Thursday, August 22, 2019

Terorisme: Strategi Ketakutan dalam Teater Politik Global

Terorisme bukanlah tentang seberapa besar kekuatan militer yang dimiliki, melainkan tentang seberapa efektif rasa takut dapat disebarkan. Dalam esensinya, terorisme adalah seni mengelola persepsi dan emosi kolektif. Sejumlah kecil korban jiwa sering kali cukup untuk mengguncang miliaran pikiran manusia dan menggeser keseimbangan politik suatu negara atau bahkan dunia.

Para teroris memahami bahwa dalam dunia yang terhubung secara instan melalui media dan internet, narasi lebih berbahaya daripada peluru. Mereka menciptakan panggung kekerasan yang spektakuler dan simbolik—bukan untuk menghancurkan secara material, tetapi untuk meracuni imajinasi massa. Ledakan di pasar, serangan di tempat ibadah, atau penembakan di ruang publik adalah bentuk-bentuk "teater kekerasan" yang tidak hanya menghancurkan fisik, tapi terutama merusak rasa aman masyarakat.

Yuval Noah Harari dalam Homo Deus menyebut bahwa terorisme adalah bentuk perang psikologis yang sangat tidak seimbang. Ia menulis: “Teroris seperti lalat yang ingin menghancurkan sebuah toko barang pecah belah. Karena tidak mampu menggeser bahkan cangkir teh, lalat itu masuk ke telinga seekor banteng dan mulai berdengung. Banteng yang panik lalu menghancurkan seluruh toko.” Dalam analogi ini, lalat mewakili kelompok teroris, toko pecah belah adalah kawasan Timur Tengah, dan banteng adalah kekuatan besar seperti Amerika Serikat. Serangan 11 September 2001 menjadi contoh sempurna: hanya 19 pembajak dengan biaya operasi sekitar $500.000 berhasil memancing AS menghabiskan lebih dari $6 triliun dalam "Perang Melawan Teror", serta mengacaukan stabilitas kawasan selama dua dekade.
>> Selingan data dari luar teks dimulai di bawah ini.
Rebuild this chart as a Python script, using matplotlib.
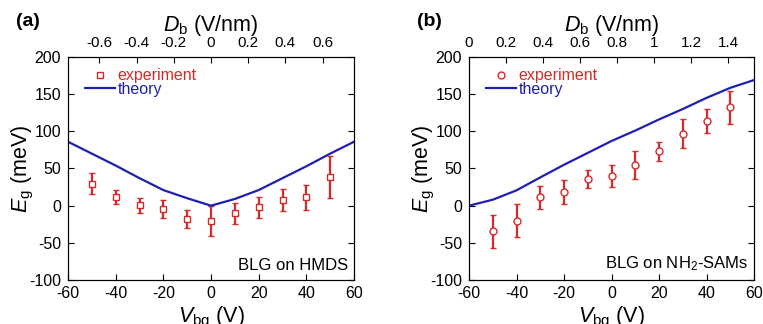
import numpy as np
import matplotlib
matplotlib.use("Agg")
import matplotlib.pyplot as plt
from matplotlib.lines import Line2D

plt.rcParams['font.family'] = ['Liberation Sans', 'DejaVu Sans']
plt.rcParams['mathtext.fontset'] = 'custom'
plt.rcParams['mathtext.rm'] = 'Liberation Sans'
plt.rcParams['mathtext.it'] = 'Liberation Sans:italic'
plt.rcParams['axes.unicode_minus'] = False

# gate voltage (V)
v_exp = [-50, -40, -30, -20, -10, 0, 10, 20, 30, 40, 50]
v_theory = [-60, -50, -40, -30, -20, -10, 0, 10, 20, 30, 40, 50, 60]

# (a) BLG on HMDS
eg_exp_a = [29.6, 11.7, 0.5, -5, -17.5, -21, -10, -2, 8, 11, 38.6]
err_a = [14, 10, 10, 12, 12, 20, 14, 14, 15, 17, 28]
eg_theory_a = [86, 70, 54, 37, 21, 10, 0, 9, 21, 37, 53, 70, 86]

# (b) BLG on NH2-SAMs
eg_exp_b = [-34.6, -20, 11, 18, 36, 39.5, 55, 73, 97, 114, 132.5]
err_b = [22, 22, 15, 16, 12, 15, 19, 13, 19, 16, 22]
eg_theory_b = [0, 8, 20.6, 38, 55, 71, 87, 101, 116, 130, 145, 158.5, 169]

red = '#d42a2a'
blue = '#1f1fb0'

fig = plt.figure(figsize=(7.63, 3.24), dpi=100)
W, H = 763, 324


def make_panel(left, right, tag, tag_x, marker, eg_exp, err, eg_th, note, d_offset, d_ticks, d_labels):
    ax = fig.add_axes([left / W, 1 - 280 / H, (right - left) / W, (280 - 57) / H])
    ax.errorbar(v_exp, eg_exp, yerr=err, fmt=marker, color=red, mfc='white', mec=red,
                ms=5, mew=1.0, elinewidth=1.6, capsize=2.5, capthick=1.4)
    ax.plot(v_theory, eg_th, color=blue, lw=1.6)
    ax.set_xlim(-60, 60)
    ax.set_ylim(-100, 200)
    ax.set_xticks(range(-60, 61, 20))
    ax.set_yticks(range(-100, 201, 50))
    ax.tick_params(direction='in', top=False, right=True, labelsize=11.5, length=4)
    ax.tick_params(axis='x', pad=4)
    ax.tick_params(axis='y', pad=5)
    ax.set_xlabel(r'$V_{\rm bg}$ (V)', fontsize=15.5, labelpad=3)
    ax.set_ylabel(r'$E_{\rm g}$ (meV)', fontsize=15.5, labelpad=-5)
    ax.text(0.98, 0.03, note, transform=ax.transAxes, ha='right', va='bottom', fontsize=12)

    h = [Line2D([], [], ls='none', marker=marker, ms=5, mfc='white', mec=red, mew=1.0),
         Line2D([], [], color=blue, lw=1.6)]
    leg = ax.legend(h, ['experiment', 'theory'], loc='upper left', frameon=False, fontsize=11.5,
                    bbox_to_anchor=(0.02, 1.0), handlelength=1.9, handletextpad=0.15,
                    labelspacing=-0.1, borderaxespad=0.3)
    leg.get_texts()[0].set_color(red)
    leg.get_texts()[1].set_color(blue)

    # top axis: displacement field
    top = ax.twiny()
    top.set_xlim((-60 + d_offset) / 78, (60 + d_offset) / 78)
    top.set_xticks(d_ticks)
    top.set_xticklabels(d_labels)
    top.tick_params(direction='in', labelsize=11, length=4, pad=5)
    top.set_xlabel(r'$D_{\rm b}$ (V/nm)', fontsize=15.5, labelpad=4)

    fig.text(tag_x / W, 1 - 22 / H, tag, fontsize=14, fontweight='bold', ha='left', va='center')
    return ax


make_panel(68, 354, '(a)', 16, 's', eg_exp_a, err_a, eg_theory_a, 'BLG on HMDS', 0,
           [-0.6, -0.4, -0.2, 0, 0.2, 0.4, 0.6],
           ['-0.6', '-0.4', '-0.2', '0', '0.2', '0.4', '0.6'])
make_panel(469, 754, '(b)', 417, 'o', eg_exp_b, err_b, eg_theory_b, 'BLG on NH$_2$-SAMs', 60,
           [0, 0.2, 0.4, 0.6, 0.8, 1.0, 1.2, 1.4],
           ['0', '0.2', '0.4', '0.6', '0.8', '1', '1.2', '1.4'])

fig.savefig('out.png', dpi=100)
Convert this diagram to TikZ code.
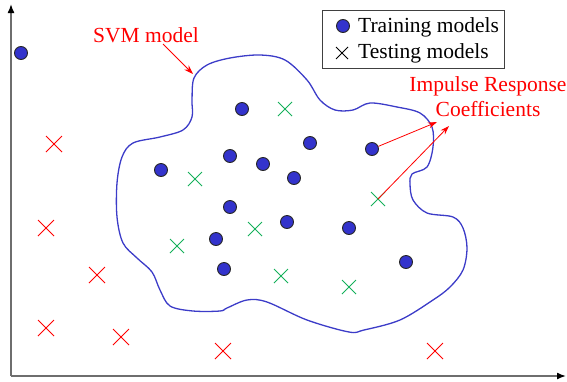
\documentclass[tikz,border=0pt]{standalone}
\usepackage{fontspec}
\setmainfont{Liberation Serif}
\usetikzlibrary{shapes.misc,arrows.meta}
\definecolor{dotblue}{RGB}{51,51,204}
\definecolor{curveblue}{RGB}{60,60,200}
\definecolor{xgreen}{RGB}{20,176,90}
\definecolor{axisgray}{RGB}{110,110,110}
\begin{document}
\begin{tikzpicture}[x=1pt,y=-1pt,
  dot/.style={circle,fill=dotblue,draw=black!85,line width=0.9pt,minimum size=13pt,inner sep=0pt},
  gx/.style={cross out,draw=xgreen,line width=1pt,minimum size=13pt,inner sep=0pt},
  rx/.style={cross out,draw=red,line width=1pt,minimum size=15pt,inner sep=0pt},
  kx/.style={cross out,draw=black,line width=1pt,minimum size=11pt,inner sep=0pt},
  lbl/.style={text=red,font=\fontsize{21.5}{25}\selectfont,inner sep=0pt},
  legtxt/.style={text=black,font=\fontsize{21.5}{25}\selectfont,inner sep=0pt,anchor=base west},
  ptr/.style={draw=red,line width=0.8pt,-{Stealth[length=9pt,width=6pt]}},
  axis/.style={draw=axisgray,line width=1.5pt,-{Latex[black,length=9pt,width=7pt]}}]
\useasboundingbox (0,0) rectangle (567,381);

% axes
\coordinate (o) at (11,376);
\coordinate (ytip) at (11,4);
\coordinate (xtip) at (566,376);
\draw[axis] (o) -- (ytip);
\draw[axis] (o) -- (xtip);

% SVM boundary
\draw[curveblue,line width=1.3pt] plot[smooth cycle,tension=0.55] coordinates {
 (192,100) (194,78) (207,65) (230,58) (260,55) (285,60) (307,80) (320,100)
 (335,110) (353,110) (370,103) (397,107) (420,113) (432,127) (433,147)
 (427,167) (412,174) (410,184) (413,200) (427,213) (453,217) (463,228)
 (467,248) (463,270) (450,287) (433,300) (400,320) (364,330) (349,332)
 (307,320) (267,302) (247,300) (227,308) (220,311) (193,311) (170,306)
 (160,290) (152,272) (137,258) (123,243) (117,217) (117,183) (122,157)
 (133,143) (160,137) (183,130) (192,117)};

% training models
\node[dot] (d1) at (21,53) {};
\node[dot] (d2) at (242,109) {};
\node[dot] (d3) at (310,143) {};
\node[dot] (d4) at (372,149) {};
\node[dot] (d5) at (230,156) {};
\node[dot] (d6) at (263,164) {};
\node[dot] (d7) at (161,170) {};
\node[dot] (d8) at (294,178) {};
\node[dot] (d9) at (230,207) {};
\node[dot] (d10) at (287,222) {};
\node[dot] (d11) at (216,239) {};
\node[dot] (d12) at (349,228) {};
\node[dot] (d13) at (224,269) {};
\node[dot] (d14) at (406,262) {};

% testing models inside
\node[gx] (g1) at (285,109) {};
\node[gx] (g2) at (195,179) {};
\node[gx] (g3) at (378,199) {};
\node[gx] (g4) at (255,229) {};
\node[gx] (g5) at (177,246) {};
\node[gx] (g6) at (281,276) {};
\node[gx] (g7) at (349,287) {};

% testing models outside
\node[rx] (r1) at (54,144) {};
\node[rx] (r2) at (46,228) {};
\node[rx] (r3) at (97,275) {};
\node[rx] (r4) at (46,328) {};
\node[rx] (r5) at (121,337) {};
\node[rx] (r6) at (223,351) {};
\node[rx] (r7) at (435,351) {};

% legend
\node[draw=black!75,line width=1pt,minimum width=182pt,minimum height=58pt,inner sep=0pt] (leg) at (413,39) {};
\node[dot] (ld) at (343,26) {};
\node[legtxt] (lt1) at (358,32) {Training models};
\node[kx] (lx) at (342,53) {};
\node[legtxt] (lt2) at (358,58) {Testing models};

% labels
\node[lbl,anchor=base] (svm) at (146,42) {SVM model};
\coordinate (svmfrom) at (163,44);
\coordinate (svmto) at (193,74);
\draw[ptr] (svmfrom) -- (svmto);

\node[lbl,align=center] (irc) at (488,97) {Impulse Response\\Coefficients};
\coordinate (tip1) at (437,122);
\coordinate (tip2) at (449,126);
\draw[ptr] (d4) -- (tip1);
\draw[ptr] (g3.center) -- (tip2);
\end{tikzpicture}
\end{document}
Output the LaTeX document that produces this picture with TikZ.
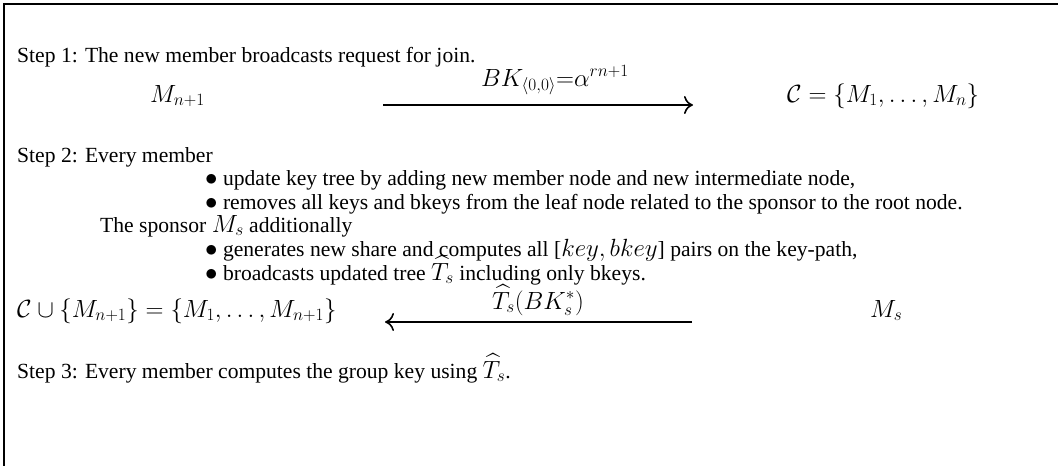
\documentclass[tikz,border=0pt]{standalone}
\usepackage{exscale}
\usepackage[no-math]{fontspec}
\setmainfont{Liberation Serif}
\usetikzlibrary{arrows.meta}
\DeclareMathSizes{21.6}{24.88}{17.28}{12}
\newcommand\bigfs{\fontsize{21.6}{24}\selectfont}
\tikzset{
  txt/.style={anchor=base west, inner sep=0pt, font=\bigfs},
  lbl/.style={anchor=base, inner sep=0pt, font=\bigfs},
  msg/.style={line width=1.6pt, -{Computer Modern Rightarrow[length=9pt,width=18pt]}},
  frame/.style={line width=2.4pt}
}
\begin{document}
\begin{tikzpicture}[x=1pt,y=-1pt]
\useasboundingbox (0,0) rectangle (1058,466);
\draw[frame] (4,466) -- (4,4) -- (1058,4);
% Step 1
\node[txt] (s1) at (17,62) {Step 1: The new member broadcasts request for join.};
\node[txt] (mn1) at (150,102) {$M_{n+1}$};
\node[txt] (cset) at (787,102) {$\mathcal{C} = \{M_1,\ldots,M_n\}$};
\coordinate (a1s) at (383,105);
\coordinate (a1e) at (693,105);
\draw[msg] (a1s) -- (a1e);
\node[lbl] (lab1) at (555,86) {$BK_{\langle 0,0\rangle}{=}\alpha^{rn+1}$};
% Step 2
\node[txt] (s2) at (17,162) {Step 2: Every member};
\node[txt] (b1) at (205,185) {$\bullet$ update key tree by adding new member node and new intermediate node,};
\node[txt] (b2) at (205,209) {$\bullet$ removes all keys and bkeys from the leaf node related to the sponsor to the root node.};
\node[txt] (sp) at (100,232) {The sponsor $M_s$ additionally};
\node[txt] (b3) at (205,256) {$\bullet$ generates new share and computes all [$key, bkey$] pairs on the key-path,};
\node[txt] (b4) at (205,280) {$\bullet$ broadcasts updated tree $\widehat{T}_s$ including only bkeys.};
\node[txt] (cu) at (17,317) {$\mathcal{C}\cup\{M_{n+1}\} = \{M_1,\ldots,M_{n+1}\}$};
\node[txt] (ms) at (870,317) {$M_s$};
\coordinate (a2s) at (692,322);
\coordinate (a2e) at (385,322);
\draw[msg] (a2s) -- (a2e);
\node[lbl] (lab2) at (538,309) {$\widehat{T}_s(BK_s^*)$};
% Step 3
\node[txt] (s3) at (17,378) {Step 3: Every member computes the group key using $\widehat{T}_s$.};
\end{tikzpicture}
\end{document}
Terorisme juga merupakan strategi dari pihak yang secara konvensional lemah. Mereka tidak memiliki armada, pasukan, atau teknologi militer setara dengan negara-negara besar. Namun mereka memiliki satu senjata ampuh: narasi dan ketakutan. Dalam hal ini, seorang teroris seperti penjudi yang memiliki kartu buruk, namun memainkan permainan sedemikian rupa sehingga lawan-lawannya panik dan merobek sendiri kartu mereka. Teroris bisa bertaruh kecil, tapi hasilnya bisa mengguncang dunia.

Menurut Global Terrorism Index 2024, jumlah kematian akibat terorisme global mencapai sekitar 6.700 jiwa—angka yang secara absolut kecil dibandingkan kematian akibat konflik antarnegara atau kejahatan terorganisir. Namun dampaknya terhadap kebijakan luar negeri, anggaran pertahanan, dan psikologi publik sangat besar. Ketakutan yang diciptakan membuat negara-negara demokratis merelakan sebagian kebebasannya: pengawasan diperketat, hukum darurat diterapkan, dan hak asasi manusia sering dikorbankan atas nama keamanan nasional.

Dalam konteks ini, terorisme bukan sekadar aksi kekerasan—melainkan strategi komunikasi ekstrem yang memanfaatkan logika media modern dan psikologi massa. Dengan menyerang titik-titik simbolik dan menyasar warga sipil, para pelaku teror tidak hanya menargetkan tubuh, tapi juga mengguncang narasi dan tatanan global.